We asked just one question: Are you working on anything special for La Conner?
Butch Boswell, Boswell Guitars
For the La Conner Guitar Festival this May, I’ll be bringing two instruments, including a 000-14. I’m using Hawaiian koa for the back and sides, Tunnel 13 redwood for the top. The koa I’m getting lately is incredibly special. My friend (and supplier) helped to run the largest kiln operation on the main island for nearly 30 years. Every time an exceptional board came through, he’d stash it aside. So, when he moved back to Oregon, where my shop is now, he brought with him a couple of containers full of wood (yes, you read that right). Every now and then, he brings in a board that we look over together, and I’ll re-saw it into instrument veneers (he builds as well). It’s literally one of my favorite things to do, and he pays me for my time with a set or two of this amazing material. These koa boards have been air dried for 20-30 years, some even longer, and the grain is spectacular.
As for the Tunnel 13 story, I think most of us have heard it by now (if not, look up the Tunnel 13 train robbery). But briefly, this redwood came from the beams that lined the train tunnels running through the Siskiyou mountains between California and Oregon, built in the late 1800s. These beams were first growth redwood, alive when the Romans ruled the world, and the grain and stiffness verifies that. The guitar is braced with German spruce, and uses my forward-shifted, interlocking double X top bracing pattern. It’s trimmed out with African ebony for the most part, aside from a very special, perfectly quartered Brazilian rosewood fingerboard. The rosette is my “tiled mosaic” design, using repeating but randomly sized pieces of ebony, koa and Brazilian rosewood and framed together with maple strips. The scale length is 24.9”, the neck-to-body joint is a dovetail, and the construction is all hide glue.
Dion James, Dion Guitars
I’ve got four guitars on my bench at the moment, two of which are destined for the La Conner Guitar Festival. I exhibited at the inaugural La Conner show in 2017 and had an absolute blast. Shirley, Brent, and all of the volunteers made it the most enjoyable experience. Seemingly every detail was covered, the food in the builder’s room was great, and the venue was packed both with talented builders and potential clients.
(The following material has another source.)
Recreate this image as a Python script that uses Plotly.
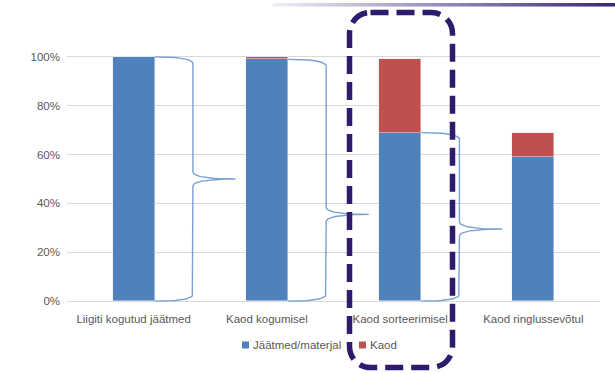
import plotly.graph_objects as go

# Stage labels and shares (% of separately collected waste)
categories = ["Liigiti kogutud jäätmed", "Kaod kogumisel", "Kaod sorteerimisel", "Kaod ringlussevõtul"]
material = [100, 99, 69, 59]
losses = [0, 1, 30, 10]
y_ticks = [0, 20, 40, 60, 80, 100]
y_tick_labels = ["0%", "20%", "40%", "60%", "80%", "100%"]

# Braces linking each stage to the next: (from stage, bottom %, top %, tip %)
braces = [
    (0, 0, 100, 50),
    (1, 0, 99, 35.5),
    (2, 0, 69, 29.5),
]

BLUE = "#4F81BD"
RED = "#C0504D"
BRACE = "#7BA0D2"
BOX = "#2F1B6B"
TEXT = "#595959"
FONT = "Liberation Sans"

W, H = 615, 374
ML, MR, MT, MB = 67, 15, 52, 68
BAR_W = 0.315
X_RANGE = [-0.5, 3.5]
Y_RANGE = [-2, 102]

x_pos = list(range(len(categories)))

fig = go.Figure()
fig.add_trace(go.Bar(x=x_pos, y=material, name="Jäätmed/materjal", marker_color=BLUE,
                     width=BAR_W, hoverinfo="skip"))
fig.add_trace(go.Bar(x=x_pos, y=losses, name="Kaod", marker_color=RED,
                     width=BAR_W, hoverinfo="skip"))


def quad(p0, c, p1, n=16):
    pts = []
    for i in range(n + 1):
        t = i / n
        x = (1 - t) ** 2 * p0[0] + 2 * (1 - t) * t * c[0] + t ** 2 * p1[0]
        y = (1 - t) ** 2 * p0[1] + 2 * (1 - t) * t * c[1] + t ** 2 * p1[1]
        pts.append((x, y))
    return pts


def brace_points(i, y0, y1, yc):
    x0 = i + BAR_W / 2
    xv = i + 0.445
    xt = i + 0.765
    de, dc = 2.8, 3.0
    pts = []
    pts += quad((x0, y1), (xv, y1), (xv, y1 - de))
    pts += [(xv, yc + dc)]
    pts += quad((xv, yc + dc), (xv, yc), (xt, yc))
    pts += quad((xt, yc), (xv, yc), (xv, yc - dc))
    pts += [(xv, y0 + de)]
    pts += quad((xv, y0 + de), (xv, y0), (x0, y0))
    return pts


for i, y0, y1, yc in braces:
    pts = brace_points(i, y0, y1, yc)
    fig.add_trace(go.Scatter(x=[p[0] for p in pts], y=[p[1] for p in pts], mode="lines",
                             line=dict(color=BRACE, width=1.4), showlegend=False,
                             hoverinfo="skip", cliponaxis=False))

# pixel -> paper helpers for decorations
PW = W - ML - MR
PH = H - MT - MB


def px(x):
    return (x - ML) / PW


def py(y):
    return (H - MB - y) / PH


shapes = []

# dashed rounded frame around the sorting stage
l, r, t, b, rad = 349.5, 452.5, 12.5, 367.5, 21
k = 0.5523 * rad
path = (
    f"M {px(l + rad)},{py(t)} L {px(r - rad)},{py(t)} "
    f"C {px(r - rad + k)},{py(t)} {px(r)},{py(t + rad - k)} {px(r)},{py(t + rad)} "
    f"L {px(r)},{py(b - rad)} "
    f"C {px(r)},{py(b - rad + k)} {px(r - rad + k)},{py(b)} {px(r - rad)},{py(b)} "
    f"L {px(l + rad)},{py(b)} "
    f"C {px(l + rad - k)},{py(b)} {px(l)},{py(b - rad + k)} {px(l)},{py(b - rad)} "
    f"L {px(l)},{py(t + rad)} "
    f"C {px(l)},{py(t + rad - k)} {px(l + rad - k)},{py(t)} {px(l + rad)},{py(t)} Z"
)
shapes.append(dict(type="path", xref="paper", yref="paper", path=path,
                   line=dict(color=BOX, width=5.5, dash="18px,8px"), layer="above"))

# thin gradient rule along the top edge
c0 = (0xEE, 0xED, 0xF5)
c1 = (0x3B, 0x27, 0x77)
gx0, gx1, gy0, gy1 = 273, 615, 3, 6.5
n = 90
for s in range(n):
    f = s / (n - 1)
    col = "rgb({},{},{})".format(*[round(a + (bb - a) * f) for a, bb in zip(c0, c1)])
    xa = gx0 + (gx1 - gx0) * s / n
    xb = gx0 + (gx1 - gx0) * (s + 1) / n + 0.6
    shapes.append(dict(type="rect", xref="paper", yref="paper", x0=px(xa), x1=px(xb),
                       y0=py(gy1), y1=py(gy0), fillcolor=col, line=dict(width=0)))

# legend
annotations = []
legend_items = [("Jäätmed/materjal", BLUE, 242), ("Kaod", RED, 359)]
ly = 345
for label, col, lx in legend_items:
    shapes.append(dict(type="rect", xref="paper", yref="paper", x0=px(lx), x1=px(lx + 7),
                       y0=py(ly + 3.5), y1=py(ly - 3.5), fillcolor=col, line=dict(width=0)))
    annotations.append(dict(text=label, xref="paper", yref="paper", x=px(lx + 9), y=py(ly),
                            xanchor="left", yanchor="middle", showarrow=False,
                            font=dict(family=FONT, size=11.5, color=TEXT)))

fig.update_layout(
    width=W, height=H,
    margin=dict(l=ML, r=MR, t=MT, b=MB),
    barmode="stack",
    bargap=0,
    showlegend=False,
    paper_bgcolor="white",
    plot_bgcolor="white",
    shapes=shapes,
    annotations=annotations,
    font=dict(family=FONT, size=11.5, color=TEXT),
    xaxis=dict(range=X_RANGE, tickvals=x_pos, ticktext=categories, showgrid=False,
               zeroline=False, showline=False, ticks="", fixedrange=True,
               ticklabelstandoff=4,
               tickfont=dict(family=FONT, size=11.5, color=TEXT)),
    yaxis=dict(range=Y_RANGE, tickvals=y_ticks, ticktext=y_tick_labels, showgrid=True,
               gridcolor="#D9D9D9", gridwidth=1, zeroline=False, showline=False,
               ticks="", fixedrange=True, ticklabelstandoff=6,
               tickfont=dict(family=FONT, size=11.5, color=TEXT)),
)

fig.write_html("out.html")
I tend to employ a very minimalist aesthetic sense to my builds and my La Conner offerings will be no exception
For the first guitar I’m using Lutz spruce for the top, a mahogany neck, ebony fingerboard and bridge and a beautiful set of Lacewood for the back and sides. This being the first time I’ve built with Lacewood I got to experience the challenges, well documented by other builders, associated with this persnickety wood. I do believe the beauty will have been worth the trouble.
The second guitar I’ll be bringing with me will have a Lutz soundboard, mahogany neck and an ebony bridge. My last four or five guitars have all had ebonized necks with fingerboards and head veneers matching the material used for the back and sides and bound in ebony, giving them the appearance of being set into the black void of the neck. With this guitar I will continue on with that design theme. In this case the wood being used is highly figured Lapacho, a very hard wood, difficult to work with edge tools, but with a beautiful tap tone and striking appearance. The Lapacho used for this guitar was harvested from an area flooded during the making of the Panama Canal and harvested by scuba divers wielding vegetable oil powered chainsaws!
These guitars, like all of my builds will boast a fairly uncommon collection of structural elements, designed in my shop or gleaned from friendly fellow builders and modified to fit my needs including:
- Shop-made carbon fiber U-rods in the necks
- Structured sides
- Hollow core backs
- Full bolted neck joint
- Cross-reinforced sound hole and neck joint area of the soundboard
- Symmetrical soundboard bracing
- Stainless steel, double action truss rods made by Mark Blanchard
All of these elements are used in concert to reinforce areas that are purely structural and/or have proven to to be weak points in vintage instruments, allowing the lightening of the structure in the areas responsible for the movement of air and thus the production of sound, making for stable and very responsive instruments.